The “claims” part is crucial; although it’s possible to separate oppressed from non-oppressed groups, in practice the left tends to separate the two based primarily on political alliances. In cases of serious oppression, such as legal discrimination or economic and social inequality, there are ways to separate the two without any a priori assumption about who is oppressed and who isn’t.

And that brings me to my main point. Lived experience in such matters as gender and race is very useful as a motivating example. Betty Friedan’s research into the condition of housewives began with an observation about herself and her college class.

But just as motivating examples in mathematics aren’t proofs, so are motivating examples in social policy not evidence. The problem is that people routinely get offended over frivolities, and, in a suitably radicalizing context such as a consciousness raising group or a housegroup, turn them into very deep and utterly wrong theories about the world. Susan Brownmiller’s theory of a rape is a good example of this on a large scale.

Part of this stems from confusion between legal reasoning and scientific reasoning. The law is inherently based on anecdotes, both in its reliance on eyewitness testimony and the common law system’s emphasis on precedents. A sexual harassment lawsuit’s success depends on whether the plaintiff can produce several women independently claiming harassment by the same person or witnesses to a single act of harassment.

But that’s not a good basis for social policy. Social policy should inform the law, not the other way around. Even branches of feminist and antiracist movements that aren’t overtly policy-related are in the realm of social science, which has more statistical standards of evidence.
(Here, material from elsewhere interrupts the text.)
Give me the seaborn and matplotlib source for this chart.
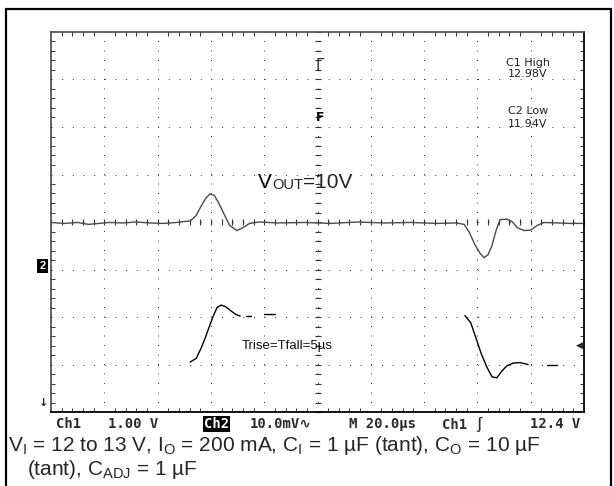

And that brings me back to claims that the word “cunt” is oppressive based on women’s lived experience. Lived experience is only the first step; it has to be followed with rigorous inquiry into the evidence that underlies it. For example, is there any longlasting psychological trauma associated with “cunt” (or “apartheid”) the way there is with “nigger”? Is there any evidence that in general, gender-neutral language promotes less sexism given that e.g. China is perfectly sexist even though spoken Mandarin is almost entirely non-sexist?

That, ultimately, is what matters. Anecdotes can give powerful indications a trend may hold, just like motivating examples in math can give strong evidence for a theorem that will take a hundred years to prove. But there’s a reason conjectures need to be proven to be considered full-fledged theorems.

2 Responses to Lived Experience

  1. Thorne says:

    Just because a group claims to be oppressed doesn’t give it the right to control anyone else’s vocabulary.

    I came late to this post, moving backward from the Carnival of the Godless to your goodbye to this. I recently commented on a thread entitled “What the F**k?: In defense of Women who Swear. I would agree with your above statement and yet the fact that the thread I meantion, has come to a dead stop since I posted the following:
    I can still remember the moment that I decided to reclaim the words “cunt” and “bitch”.
    “Bitch” was easy; I had and still have, no problem being identified as a bitch; I’m as bitch as I wanna be!
    “Cunt” was another story altogether. What exactly is it about that word that makes the strongest, most intelligent of we women shudder with revulsion? It is solely the fact that it has been used as a term of degradation to and for us and our place of deepest mystery by men for so long that we have attached their fear and disgust to the word. The moment I chose to stop allowing those two words to be used as terms to degrade or intimidate me, I was free to claim them as part of my very heritage as a woman.
    I’m a bitch!! I am not a cunt, but I have a cunt!! I love my cunt! (I also love it by many other names.)

    “Cunt” does indeed carry “Lived experience” for most women, whether it has ever been applied to them personally or not. You see above my answer to removing the power from the speaker. It is a much more efficient than trying to control someone else’s speech. Still, unless every oppressed person can adopt this sort of philosophy, such words will continue to be powerful. I know this was a little OT, but I felt inspired to comment. Too bad you’re quitting. I juat came upon you, and have been enjoying the read. I’m wandering over to a few of the blogs you suggest in a subsequent post. Thanks!

  2. John Xavier Knobsplott says:

    In response…

    …My shorts are on fire, yes, my cottony underpants are ablaze. I sit here…the flames grow higher and higher, yet their source is not consumed…Ow, it hurts, it burns…Ouch, Ouch. All around me is engulfed in lapping tongues of flame. From beneath my britches leaps this insatiable fire. The inferno grows, yet my shorts remain. Ouch. Ow.